The goal is to create images that are unique, exciting and — most important of all — radically different to the kind of photos that usually turn up in wedding albums. Clients, says Matt Adcock of Del Sol Photography, one of the leading companies supplying Trash the Dress shoots, are looking to break the rules.
“Most of our clients love the fact that they can be free with what happens to them after the wedding versus those who cringe to even let the dress hit the floor as they are walking down the hallway of a hotel,” he says. “I think our clients are living it up.”
Shooting in the Bat Cave
Del Sol, a six-person photography company run by Matt and his wife Sol Tamargo in Playa del Carmen, Mexico, has been offering Trash the Dress shoots since 2007. In the first year, they completed 28 shoots. In 2008, that total rose to 40 and it’s likely that this year will see a similar number. About half of the company’s jobs now involve Trash the Dress, including a quarter of its weddings.
Locations can vary widely. The most popular spot is the beach at Riviera Maya Mexico, close to Del Sol’s home base. Clients can then choose how far they want to go, from lying on the beach or paddling in the surf (a lightweight form known as “Wash the Dress”) to leaping in the waves and swimming under the water. Other shoots have used swimming pools, sailboats off the island of Cozumel, and perhaps most exciting of all, cenotes, cave networks filled with freshwater lakes.
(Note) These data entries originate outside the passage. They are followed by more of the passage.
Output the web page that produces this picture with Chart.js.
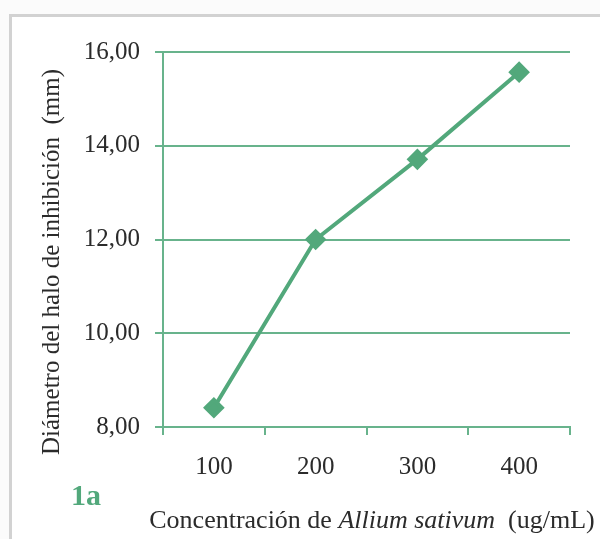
<!DOCTYPE html>
<html>
<head>
<meta charset="utf-8">
<script src="https://cdn.jsdelivr.net/npm/chart.js@4.4.1/dist/chart.umd.min.js"></script>
<style>
  body { margin: 0; background: #fbfbfb; }
  #wrap { position: relative; width: 600px; height: 539px; }
  #frame { position: absolute; left: 9px; top: 14px; right: 0; bottom: 0; background: #fff;
    border-top: 3px solid #d2d2d2; border-left: 3px solid #d2d2d2; }
  canvas { position: absolute; left: 0; top: 0; }
</style>
</head>
<body>
<div id="wrap">
  <div id="frame"></div>
  <canvas id="chart" width="600" height="539"></canvas>
</div>
<script>
const concentraciones = ["100", "200", "300", "400"];
const diametros = [8.41, 12.0, 13.71, 15.57];
const yMin = 8;
const yMax = 16;
const yStep = 2;

const verde = "#52a87b";
const rejilla = "#68b38c";
const texto = "#2b2b2b";
const serif = '"Liberation Serif", "Times New Roman", serif';

// titles with mixed italic text, drawn on the canvas
const textos = {
  id: "textos",
  afterDraw(chart) {
    const ctx = chart.ctx;
    ctx.save();
    ctx.fillStyle = texto;
    ctx.textBaseline = "middle";

    // y title
    ctx.save();
    ctx.translate(52, 262);
    ctx.rotate(-Math.PI / 2);
    ctx.textAlign = "center";
    ctx.font = "25px " + serif;
    ctx.fillText("Diámetro del halo de inhibición  (mm)", 0, 0);
    ctx.restore();

    // x title
    const partes = [
      ["Concentración de ", "26px " + serif],
      ["Allium sativum", "italic 26px " + serif],
      ["  (ug/mL)", "26px " + serif]
    ];
    let total = 0;
    partes.forEach(p => { ctx.font = p[1]; total += ctx.measureText(p[0]).width; });
    let x = 372 - total / 2;
    ctx.textAlign = "left";
    partes.forEach(p => {
      ctx.font = p[1];
      ctx.fillText(p[0], x, 521);
      x += ctx.measureText(p[0]).width;
    });

    // panel label
    ctx.fillStyle = verde;
    ctx.font = "bold 30px " + serif;
    ctx.fillText("1a", 71, 497);
    ctx.restore();
  }
};

new Chart(document.getElementById("chart"), {
  type: "line",
  data: {
    labels: concentraciones,
    datasets: [{
      data: diametros,
      borderColor: verde,
      backgroundColor: verde,
      borderWidth: 4,
      pointStyle: "rectRot",
      pointRadius: 8,
      pointHoverRadius: 8,
      tension: 0
    }]
  },
  options: {
    responsive: false,
    animation: false,
    layout: { padding: { top: 52, right: 30, bottom: 0, left: 0 } },
    plugins: { legend: { display: false }, tooltip: { enabled: false } },
    scales: {
      x: {
        offset: true,
        grid: { offset: true, drawOnChartArea: false, drawTicks: true, tickLength: 8, color: rejilla, lineWidth: 2 },
        border: { display: true, color: rejilla, width: 2 },
        ticks: { color: texto, font: { family: serif, size: 25 }, padding: 17 },
        afterFit(scale) { scale.height = 112; }
      },
      y: {
        min: yMin,
        max: yMax,
        grid: { color: rejilla, lineWidth: 2, drawTicks: true, tickLength: 8 },
        border: { display: true, color: rejilla, width: 2 },
        ticks: {
          stepSize: yStep,
          color: texto,
          font: { family: serif, size: 25 },
          padding: 15,
          callback: v => v.toFixed(2).replace(".", ",")
        },
        afterFit(scale) { scale.width = 163; }
      }
    }
  },
  plugins: [textos]
});
</script>
</body>
</html>
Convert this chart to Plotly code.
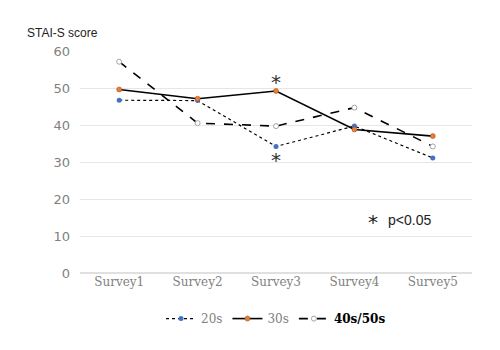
import plotly.graph_objects as go

categories = ["Survey1", "Survey2", "Survey3", "Survey4", "Survey5"]
s20 = [46.7, 46.6, 34.2, 39.7, 31.1]
s30 = [49.6, 47.1, 49.2, 38.8, 37.0]
s4050 = [57.1, 40.5, 39.7, 44.7, 34.2]
y_ticks = [0, 10, 20, 30, 40, 50, 60]

fig = go.Figure()
fig.add_trace(go.Scatter(x=categories, y=s20, name="20s", mode="lines+markers",
                         line=dict(color="black", width=1.2, dash="dot"),
                         marker=dict(size=5, color="#4472C4")))
fig.add_trace(go.Scatter(x=categories, y=s30, name="30s", mode="lines+markers",
                         line=dict(color="black", width=1.6),
                         marker=dict(size=5, color="#ED7D31", line=dict(color="#8a4a1a", width=0.5))))
fig.add_trace(go.Scatter(x=categories, y=s4050, name="<b><span style='color:black'>40s/50s</span></b>",
                         mode="lines+markers",
                         line=dict(color="black", width=1.6, dash="dash"),
                         marker=dict(size=5, color="white", line=dict(color="#A5A5A5", width=1))))

fig.add_annotation(x="Survey3", y=s30[2], text="*", showarrow=False, yshift=9,
                   font=dict(size=20, color="#333333", family="DejaVu Sans"))
fig.add_annotation(x="Survey3", y=s20[2], text="*", showarrow=False, yshift=-14,
                   font=dict(size=20, color="#333333", family="DejaVu Sans"))
fig.add_annotation(x=0.765, y=15.0, xref="paper", yref="y", text="*", showarrow=False,
                   font=dict(size=20, color="#222222", family="DejaVu Sans"), yshift=-4)
fig.add_annotation(x=0.78, y=14.2, xref="paper", yref="y", text="p<0.05", showarrow=False,
                   xanchor="left", font=dict(size=14, color="#222222", family="Liberation Sans"))
fig.add_annotation(x=-0.14, y=1.04, xref="paper", yref="paper", text="STAI-S score",
                   showarrow=False, xanchor="left", yanchor="bottom",
                   font=dict(size=12, color="#222222", family="Liberation Sans"))

fig.update_layout(
    width=500, height=350,
    margin=dict(l=80, r=28, t=51, b=77),
    plot_bgcolor="white", paper_bgcolor="white",
    showlegend=True,
    legend=dict(orientation="h", x=0.5, xanchor="center", y=-0.14, yanchor="top",
                font=dict(size=12, color="#7f7f7f", family="DejaVu Serif"),
                itemwidth=30, tracegroupgap=0),
    font=dict(family="DejaVu Serif"),
)
fig.update_xaxes(showgrid=False, showline=False, ticks="", range=[-0.5, 4.5],
                 tickfont=dict(size=12, color="#7f7f7f", family="DejaVu Serif"))
fig.update_yaxes(range=[0, 60], tickvals=y_ticks, showgrid=True, gridcolor="#e6e6e6",
                 gridwidth=1, zeroline=True, zerolinecolor="#e0e0e0", showline=False, ticks="",
                 ticklabelstandoff=9,
                 tickfont=dict(size=13, color="#7f7f7f", family="DejaVu Sans"))

fig.write_html("out.html")
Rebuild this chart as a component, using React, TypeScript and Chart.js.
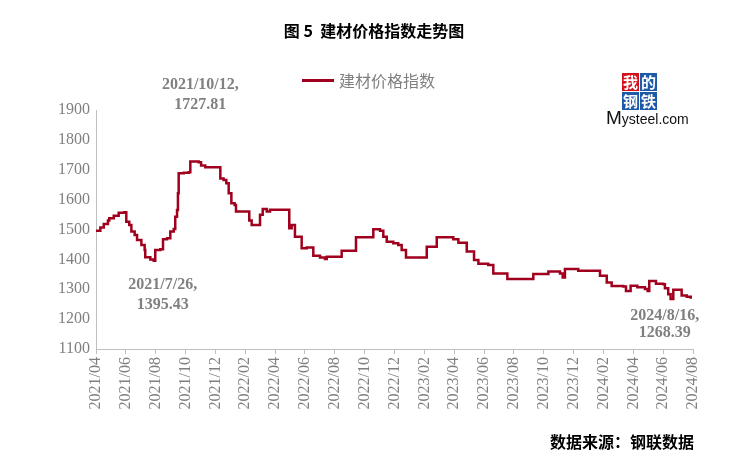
import React, { useEffect, useRef } from "react";
import { Chart, registerables } from "chart.js";

Chart.register(...registerables);

// x: months elapsed since 2021/04 ; y: index value (step levels)
const monthOffsets = [
  0.0, 0.29, 0.52, 0.8, 0.89, 1.19, 1.52, 1.9, 2.03, 2.23, 2.37, 2.59, 2.75, 3.04, 3.26, 3.3, 3.64, 3.87, 3.97,
  4.31, 4.49, 4.76, 4.98, 5.21, 5.31, 5.43, 5.49, 5.54, 5.88, 6.21, 6.32, 6.88, 7.04, 7.32, 8.33, 8.55, 8.73,
  8.89, 9.07, 9.29, 9.38, 10.27, 10.43, 10.99, 11.17, 11.44, 11.66, 12.95, 13.11, 13.33, 13.78, 14.12, 14.56,
  15.01, 15.34, 15.46, 16.46, 17.42, 18.58, 19.03, 19.25, 19.48, 19.92, 20.25, 20.48, 20.77, 22.16, 22.83,
  23.94, 24.28, 24.84, 25.33, 25.62, 26.28, 26.62, 27.56, 29.3, 30.31, 31.09, 31.27, 31.42, 32.31, 33.77,
  34.22, 34.55, 35.33, 35.51, 35.82, 36.27, 36.78, 36.96, 37.07, 37.52, 38.01, 38.12, 38.34, 38.5, 38.68,
  39.24, 39.58, 39.85,
];
const indexValues = [
  1496, 1507, 1518, 1530, 1538, 1546, 1556, 1558, 1526, 1515, 1493, 1482, 1465, 1448, 1431, 1407, 1400, 1395.43, 1431,
  1434, 1467, 1471, 1493, 1502, 1543, 1565, 1621, 1688, 1690, 1692, 1727.81, 1725, 1714, 1708, 1671, 1666, 1655,
  1621, 1588, 1582, 1560, 1530, 1515, 1549, 1569, 1560, 1566, 1504, 1515, 1476, 1437, 1440, 1412,
  1406, 1401, 1409, 1429, 1474, 1501, 1496, 1476, 1459, 1454, 1448, 1431, 1406, 1442, 1474,
  1467, 1456, 1426, 1398, 1385, 1381, 1353, 1334, 1351, 1359, 1353, 1339, 1368, 1362, 1345,
  1323, 1311, 1309, 1294, 1312, 1307, 1301, 1294, 1328, 1318, 1317, 1303, 1283, 1267, 1298,
  1279, 1275, 1268.39,
];

const xTickLabels = [
  "2021/04", "2021/06", "2021/08", "2021/10", "2021/12", "2022/02", "2022/04", "2022/06", "2022/08", "2022/10",
  "2022/12", "2023/02", "2023/04", "2023/06", "2023/08", "2023/10", "2023/12", "2024/02", "2024/04", "2024/06",
  "2024/08",
];
const yMin = 1100;
const yMax = 1900;
const yStep = 100;

const seriesName = "建材价格指数";
const titleText = "图 5\u00a0\u00a0建材价格指数走势图";
const sourceText = "数据来源：钢联数据";

const annotationDates = ["2021/10/12,", "2021/7/26,", "2024/8/16,"];
const annotationValues = ["1727.81", "1395.43", "1268.39"];

const LINE_COLOR = "#a0001e";
const GRAY = "#808080";
const SERIF = '"Liberation Serif", "Times New Roman", serif';
const CJK = '"Noto Sans CJK SC", sans-serif';

export default function App() {
  const canvasRef = useRef<HTMLCanvasElement | null>(null);

  useEffect(() => {
    if (!canvasRef.current) return;
    const idxOf = (s: string) => indexValues.indexOf(parseFloat(s));
    const offsets = [
      { dx: 10, dy1: -77, dy2: -57 },
      { dx: 9, dy1: 24, dy2: 44 },
      { dx: -26, dy1: 17, dy2: 34 },
    ];

    const annotationPlugin = {
      id: "pointLabels",
      afterDatasetsDraw(chart: any) {
        const ctx = chart.ctx;
        const xs = chart.scales.x;
        const ys = chart.scales.y;
        ctx.save();
        ctx.font = `bold 16px ${SERIF}`;
        ctx.fillStyle = GRAY;
        ctx.textAlign = "center";
        ctx.textBaseline = "middle";
        annotationValues.forEach((val, k) => {
          const i = idxOf(val);
          if (i < 0) return;
          const o = offsets[k];
          const px = xs.getPixelForValue(monthOffsets[i]);
          const py = ys.getPixelForValue(indexValues[i]);
          ctx.fillText(annotationDates[k], px + o.dx, py + o.dy1);
          ctx.fillText(val, px + o.dx, py + o.dy2);
        });
        ctx.restore();
      },
    };

    const chart = new Chart(canvasRef.current, {
      type: "line",
      data: {
        datasets: [
          {
            label: seriesName,
            data: monthOffsets.map((m, i) => ({ x: m, y: indexValues[i] })),
            borderColor: LINE_COLOR,
            backgroundColor: LINE_COLOR,
            borderWidth: 2.5,
            pointRadius: 0,
            stepped: true,
            fill: false,
          },
        ],
      },
      options: {
        animation: false,
        responsive: false,
        devicePixelRatio: 1,
        layout: { padding: { left: 0, right: 55, top: 110, bottom: 0 } },
        plugins: {
          legend: { display: false },
          title: { display: false },
          tooltip: { enabled: false },
        },
        scales: {
          x: {
            type: "linear",
            min: 0,
            max: (xTickLabels.length - 1) * 2,
            afterBuildTicks: (scale: any) => {
              scale.ticks = xTickLabels.map((_, i) => ({ value: i * 2 }));
            },
            afterFit: (scale: any) => {
              scale.height = 120;
            },
            ticks: {
              autoSkip: false,
              minRotation: 90,
              maxRotation: 90,
              padding: 3,
              color: GRAY,
              font: { family: SERIF, size: 16 },
              callback: (v: any) => xTickLabels[Math.round(Number(v) / 2)] ?? "",
            },
            grid: {
              display: true,
              drawOnChartArea: false,
              drawTicks: true,
              tickLength: 5,
              color: "#bfbfbf",
            },
            border: { display: true, color: "#bfbfbf", width: 1 },
          },
          y: {
            min: yMin,
            max: yMax,
            afterFit: (scale: any) => {
              scale.width = 96;
            },
            ticks: {
              stepSize: yStep,
              padding: 6,
              color: GRAY,
              font: { family: SERIF, size: 16 },
              callback: (v: any) => String(v),
            },
            grid: { display: false, drawTicks: false },
            border: { display: true, color: "#bfbfbf", width: 1 },
          },
        },
      },
      plugins: [annotationPlugin],
    } as any);
    return () => chart.destroy();
  }, []);

  const box = (ch: string, bg: string, left: number, top: number) => (
    <div
      style={{
        position: "absolute",
        left,
        top,
        width: 17,
        height: 18,
        background: bg,
        color: "#fff",
        fontFamily: CJK,
        fontWeight: 700,
        fontSize: 15,
        lineHeight: "18px",
        textAlign: "center",
      }}
    >
      {ch}
    </div>
  );

  return (
    <div style={{ position: "fixed", left: 0, top: 0, width: 748, height: 469, background: "#fff", overflow: "hidden" }}>
      <canvas ref={canvasRef} width={748} height={469} style={{ position: "absolute", left: 0, top: 0 }} />
      <div
        style={{
          position: "absolute",
          left: 0,
          width: 748,
          top: 19,
          textAlign: "center",
          fontFamily: CJK,
          fontWeight: 700,
          fontSize: 16,
          lineHeight: "22px",
          color: "#000",
          whiteSpace: "pre",
        }}
      >
        {titleText}
      </div>
      <div style={{ position: "absolute", left: 302, top: 79, width: 32, height: 3, background: LINE_COLOR }} />
      <div
        style={{
          position: "absolute",
          left: 339,
          top: 69,
          fontFamily: CJK,
          fontSize: 16,
          lineHeight: "22px",
          color: GRAY,
        }}
      >
        {seriesName}
      </div>
      {box("我", "#d3121c", 622, 73)}
      {box("的", "#1f5aa6", 640, 73)}
      {box("钢", "#1f5aa6", 622, 92)}
      {box("铁", "#1f5aa6", 640, 92)}
      <div
        style={{
          position: "absolute",
          left: 606,
          top: 109,
          fontFamily: '"Liberation Sans", Arial, sans-serif',
          fontSize: 14,
          lineHeight: "18px",
          color: "#111",
          whiteSpace: "nowrap",
        }}
      >
        <span style={{ fontSize: 19 }}>M</span>ysteel.com
      </div>
      <div
        style={{
          position: "absolute",
          right: 54,
          top: 430,
          fontFamily: CJK,
          fontWeight: 700,
          fontSize: 16,
          lineHeight: "22px",
          color: "#000",
          whiteSpace: "nowrap",
        }}
      >
        {sourceText}
      </div>
    </div>
  );
}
“We prefer these locations because we can generally have more control over conditions and planning for shooting either in all sunlight, half sunlight, or total cavern environment,” says Matt. “We mix it all up actually.”
The most bizarre shoot took place when Matt was wandering around a site with a client and stumbled upon a ladder leading down to a cave. He discovered a platform made of mud, an underwater lake filled with clear water and the kind of romantic atmosphere you just can’t capture without getting your hands dirty. There was just one drawback…
“[We] discovered we were surrounded by bats and LOTS of bat poo,” Matt recalls. “What is most bizarre is that we were able to record the bride in the environment screaming at the bats and not believing where we actually were!”
Swimming with Your Camera
If Trash the Dress shoots demand courage from the client, they can also demand lots of organization from the photographer. Matt notes that while some jobs demand only a few phone calls to book the site and arrange transportation (as opposed to the sort of preparation involved in even a simple wedding gig), others can require multiple diver assistants, safety divers, dive masters and lots of specialist gear. Matt and Sol are both scuba-certified and use watersealed housings to protect their cameras while shooting.
Photography: Del Sol Photography
They also have big insurance policies. Watersealed doesn’t always mean waterproof and many of Matt and Sol’s camera bodies, flashes and pocket wizards have been swimming. Both use the Platinum Membership Plan supplied by Canon Professional Services.
“If you dunk a camera, repair can be much cheaper,” he says. “But if an 85 1.2 and a flash and a pocket wizard is attached to that Pro series body and it hits the agua… OUCH. Hello insurance company!”
At least the marketing has turned out to be relatively simple. American Photo Magazine has listed Matt and Sol among the Top 10 Wedding Photographers in the world. Their work has been published in several national and international magazines and last year, they were asked to judge a Trash the Dress competition for the Wedding Photojournalism Association. All of that has helped to spread their name far enough for clients to ask for a Trash the Dress shoot without them having to offer it.
A strong portfolio helps too, and Matt recommends that photographers looking to break into Trash the Dress show the work they want to sell, even if it means hiring models and experimenting.
All they’ll have to do then is find a way to ask a bride how she feels about wearing her wedding dress in a cave filled with bats.